The leaders that we work with at Tipping Point simply are not given the opportunity to think big, to create or to invent. We expect these non-profits to tackle massive social problems, and yet we give them no room to do any of it. Last year, a thousand of the world’s largest companies spent $680 billion on research and development, which is excellent. And in our sector, about $0 was spent.
If companies like Apple and Google and Levis can have innovation labs, why can’t we?
Three years ago, we started to experiment, we built out an R&D space and identified three gaps in our portfolio, early childhood education, affordable childcare, and prisoner re-entry. In year one, our education team for that here in the Bay Area 80,000 children are on the waitlist to go to preschool. 80,000 here in the Bay Area.
They came up with this idea of converting a bus into a classroom. After prototyping they rented a real bus, tricked it out, and partnered with one of our groups, Aspire Public Schools, to simulate the preschool experience. Aspire told us they had always wanted to offer preschool, but they’d never considered it like this.
In year two, our childcare team launched GMA village, as in grandmothers. A social networking tool to connect caregivers in West Oakland. In year three our prisoner re-entry team came up with a concept called Common Ground. Common Ground moves probation meeting from jails and law enforcement facilities to positive public spaces like the Exploratorium or even onto a ferry crisscrossing the Bay. This year we decided to fully integrate R&D into all of our work, and we have spent close to $5 million in R&D projects over the past couple years.
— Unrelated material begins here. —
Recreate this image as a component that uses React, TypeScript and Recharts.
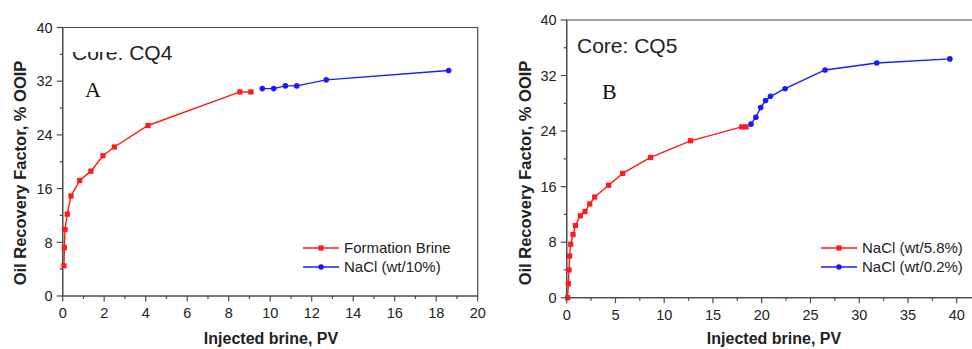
import React from 'react';
import { LineChart, Line, XAxis, YAxis, ReferenceArea } from 'recharts';

// Core CQ4 (panel A)
const formationPV = [0.06, 0.08, 0.11, 0.22, 0.4, 0.82, 1.36, 1.94, 2.49, 4.11, 8.54, 9.07];
const formationRF = [4.5, 7.2, 9.9, 12.2, 14.9, 17.2, 18.6, 20.9, 22.2, 25.4, 30.4, 30.4];
const nacl10PV = [9.62, 10.17, 10.73, 11.28, 12.7, 18.6];
const nacl10RF = [30.9, 30.9, 31.3, 31.3, 32.2, 33.6];

// Core CQ5 (panel B)
const nacl58PV = [0.1, 0.17, 0.24, 0.3, 0.41, 0.65, 0.89, 1.4, 1.88, 2.36, 2.87, 4.3, 5.74, 8.6, 12.7, 17.95, 18.4];
const nacl58RF = [0, 2.0, 4.0, 6.0, 7.7, 9.1, 10.4, 11.8, 12.4, 13.5, 14.5, 16.2, 17.9, 20.2, 22.6, 24.6, 24.6];
const nacl02PV = [18.9, 19.4, 19.9, 20.4, 20.9, 22.4, 26.5, 31.8, 39.3];
const nacl02RF = [25.0, 26.0, 27.4, 28.4, 29.0, 30.1, 32.8, 33.8, 34.4];

const xTicksA = [0, 1, 2, 3, 4, 5, 6, 7, 8, 9, 10, 11, 12, 13, 14, 15, 16, 17, 18, 19, 20];
const xTicksB = [0, 2.5, 5, 7.5, 10, 12.5, 15, 17.5, 20, 22.5, 25, 27.5, 30, 32.5, 35, 37.5, 40];
const yTicks = [0, 4, 8, 12, 16, 20, 24, 28, 32, 36, 40];

const zip = (xs: number[], ys: number[]) => xs.map((x, i) => ({ x, y: ys[i] }));

const RED = '#ff1a1a';
const BLUE = '#1a1aff';
const AXIS = '#4a4a4a';
const TEXT = '#222';
const SANS = '"Liberation Sans", Arial, sans-serif';
const SERIF = '"Liberation Serif", "Times New Roman", serif';

const xTick = (step: number) => (p: any) => {
  const v = p.payload.value;
  const major = Math.abs(v / step - Math.round(v / step)) < 1e-6;
  return (
    <g key={`xt-${v}`}>
      <line x1={p.x} x2={p.x} y1={p.y} y2={p.y + (major ? 5.5 : 3)} stroke={AXIS} strokeWidth={1.2} />
      {major && (
        <text x={p.x} y={p.y + 22} textAnchor="middle" fontSize={14.5} fontFamily={SANS} fill={TEXT}>
          {v}
        </text>
      )}
    </g>
  );
};

const yTick = (p: any) => {
  const v = p.payload.value;
  const major = v % 8 === 0;
  return (
    <g key={`yt-${v}`}>
      <line x1={p.x - (major ? 6 : 3)} x2={p.x} y1={p.y} y2={p.y} stroke={AXIS} strokeWidth={1.2} />
      {major && (
        <text x={p.x - 10} y={p.y} dy="0.36em" textAnchor="end" fontSize={14.5} fontFamily={SANS} fill={TEXT}>
          {v}
        </text>
      )}
    </g>
  );
};

const squareDot = (color: string) => (p: any) => (
  <rect key={`sq-${p.index}`} x={p.cx - 2.6} y={p.cy - 2.6} width={5.2} height={5.2} fill={color} />
);

function LegendBox({ left, items }: { left: number; items: { label: string; color: string; square: boolean }[] }) {
  return (
    <div style={{ position: 'absolute', left, top: 238, fontFamily: SANS, fontSize: 15, color: TEXT }}>
      {items.map((it) => (
        <div key={it.label} style={{ display: 'flex', alignItems: 'center', height: 19 }}>
          <svg width={36} height={10} style={{ marginRight: 5 }}>
            <line x1={0} x2={36} y1={5} y2={5} stroke={it.color} strokeWidth={1.5} />
            {it.square ? (
              <rect x={15.4} y={2.4} width={5.2} height={5.2} fill={it.color} />
            ) : (
              <circle cx={18} cy={5} r={2.8} fill={it.color} />
            )}
          </svg>
          <span>{it.label}</span>
        </div>
      ))}
    </div>
  );
}

const yTitle: React.CSSProperties = {
  position: 'absolute',
  top: 173,
  transform: 'translate(-50%, -50%) rotate(-90deg)',
  whiteSpace: 'nowrap',
  fontFamily: SANS,
  fontWeight: 'bold',
  fontSize: 16.5,
  color: TEXT,
};

const xTitle: React.CSSProperties = {
  position: 'absolute',
  top: 330,
  transform: 'translateX(-50%)',
  whiteSpace: 'nowrap',
  fontFamily: SANS,
  fontWeight: 'bold',
  fontSize: 16,
  color: TEXT,
};

export default function App() {
  return (
    <div style={{ position: 'absolute', left: 0, top: 0, width: 972, height: 349, overflow: 'hidden', background: '#fff' }}>
      {/* Panel A */}
      <div style={{ position: 'absolute', left: 0, top: 0 }}>
        <LineChart width={490} height={349} margin={{ top: 27.5, right: 12.3, bottom: 23, left: 0 }}>
          <XAxis
            type="number"
            dataKey="x"
            domain={[0, 20]}
            ticks={xTicksA}
            interval={0}
            tickSize={0}
            tickMargin={0}
            tickLine={false}
            tick={xTick(2)}
            axisLine={{ stroke: AXIS, strokeWidth: 1.2 }}
            height={30}
          />
          <YAxis
            type="number"
            domain={[0, 40]}
            ticks={yTicks}
            interval={0}
            tickSize={0}
            tickMargin={0}
            tickLine={false}
            tick={yTick}
            axisLine={{ stroke: AXIS, strokeWidth: 1.2 }}
            width={62.7}
          />
          <ReferenceArea x1={0} x2={20} y1={0} y2={40} fill="none" stroke={AXIS} strokeWidth={1.2} />
          <Line data={zip(formationPV, formationRF)} dataKey="y" stroke={RED} strokeWidth={1.4} dot={squareDot(RED)} isAnimationActive={false} />
          <Line data={zip(nacl10PV, nacl10RF)} dataKey="y" stroke={BLUE} strokeWidth={1.4} dot={{ r: 2.8, fill: BLUE, stroke: BLUE, strokeWidth: 0 }} isAnimationActive={false} />
        </LineChart>
      </div>
      <div style={{ position: 'absolute', left: 72, top: 41, fontFamily: SANS, fontSize: 21, color: TEXT, lineHeight: '24px' }}>Core: CQ4</div>
      {/* the source figure has the top of "Core:" cut off */}
      <div style={{ position: 'absolute', left: 68, top: 40, width: 58, height: 12, background: '#fff' }} />
      <div style={{ position: 'absolute', left: 85, top: 77, fontFamily: SERIF, fontSize: 22, color: '#111', lineHeight: '26px' }}>A</div>
      <LegendBox
        left={303}
        items={[
          { label: 'Formation Brine', color: RED, square: true },
          { label: 'NaCl (wt/10%)', color: BLUE, square: false },
        ]}
      />
      <div style={{ ...yTitle, left: 20 }}>Oil Recovery Factor, % OOIP</div>
      <div style={{ ...xTitle, left: 271 }}>Injected brine, PV</div>

      {/* Panel B */}
      <div style={{ position: 'absolute', left: 490, top: 0 }}>
        <LineChart width={490} height={349} margin={{ top: 20, right: 3.8, bottom: 21.3, left: 0 }}>
          <XAxis
            type="number"
            dataKey="x"
            domain={[0, 42]}
            ticks={xTicksB}
            interval={0}
            tickSize={0}
            tickMargin={0}
            tickLine={false}
            tick={xTick(5)}
            axisLine={{ stroke: AXIS, strokeWidth: 1.2 }}
            height={30}
          />
          <YAxis
            type="number"
            domain={[0, 40]}
            ticks={yTicks}
            interval={0}
            tickSize={0}
            tickMargin={0}
            tickLine={false}
            tick={yTick}
            axisLine={{ stroke: AXIS, strokeWidth: 1.2 }}
            width={76.7}
          />
          <ReferenceArea x1={0} x2={42} y1={0} y2={40} fill="none" stroke={AXIS} strokeWidth={1.2} />
          <Line data={zip(nacl58PV, nacl58RF)} dataKey="y" stroke={RED} strokeWidth={1.4} dot={squareDot(RED)} isAnimationActive={false} />
          <Line data={zip(nacl02PV, nacl02RF)} dataKey="y" stroke={BLUE} strokeWidth={1.4} dot={{ r: 2.8, fill: BLUE, stroke: BLUE, strokeWidth: 0 }} isAnimationActive={false} />
        </LineChart>
      </div>
      <div style={{ position: 'absolute', left: 577, top: 34, fontFamily: SANS, fontSize: 21, color: TEXT, lineHeight: '24px' }}>Core: CQ5</div>
      <div style={{ position: 'absolute', left: 602, top: 79, fontFamily: SERIF, fontSize: 22, color: '#111', lineHeight: '26px' }}>B</div>
      <LegendBox
        left={821}
        items={[
          { label: 'NaCl (wt/5.8%)', color: RED, square: true },
          { label: 'NaCl (wt/0.2%)', color: BLUE, square: false },
        ]}
      />
      <div style={{ ...yTitle, left: 524.5 }}>Oil Recovery Factor, % OOIP</div>
      <div style={{ ...xTitle, left: 774 }}>Injected brine, PV</div>
    </div>
  );
}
This is unchartered territory for our sector, so we’re having to write a new set of rules. First, it’s not enough to just sprinkle some risk capital and hope for the best. We remain closely engaged and connected with grantees and best-in-class partners like IDEO and Google.
Second, and we all know this, this is so resource intensive, and there’s no guarantee of outcomes. In your sector, in the business sector, you have to be comfortable with failure. In our sector, that’s not always the case.
We, as funders, have to be willing to take risk and be willing to fail. It may sound like a cliché but it’s not for us. In the pharmaceutical sector, a drug can take 10 years to go from lab to market, and only 10 percent of those ever do. We have to be willing to do that.
We have to shift our mindset as funders to investing in known outcomes to investing to learn. It’s not about the bus, it’s not even about adapting essential business principles to fit our sector, it’s about the fact that 7 in 10 people born today into poverty, will remain in poverty their whole lives.
It’s about giving brilliant leaders in our sector the room to innovate with intention and with rigor. It’s our job and our role as individuals and funders and people that care about our community, to recognize that we all have a role to play in solving these massive social problems.
As the senator said all the time, “We must be part of something bigger than ourselves.” I hope you’ll join us at Tipping Point. Thank you.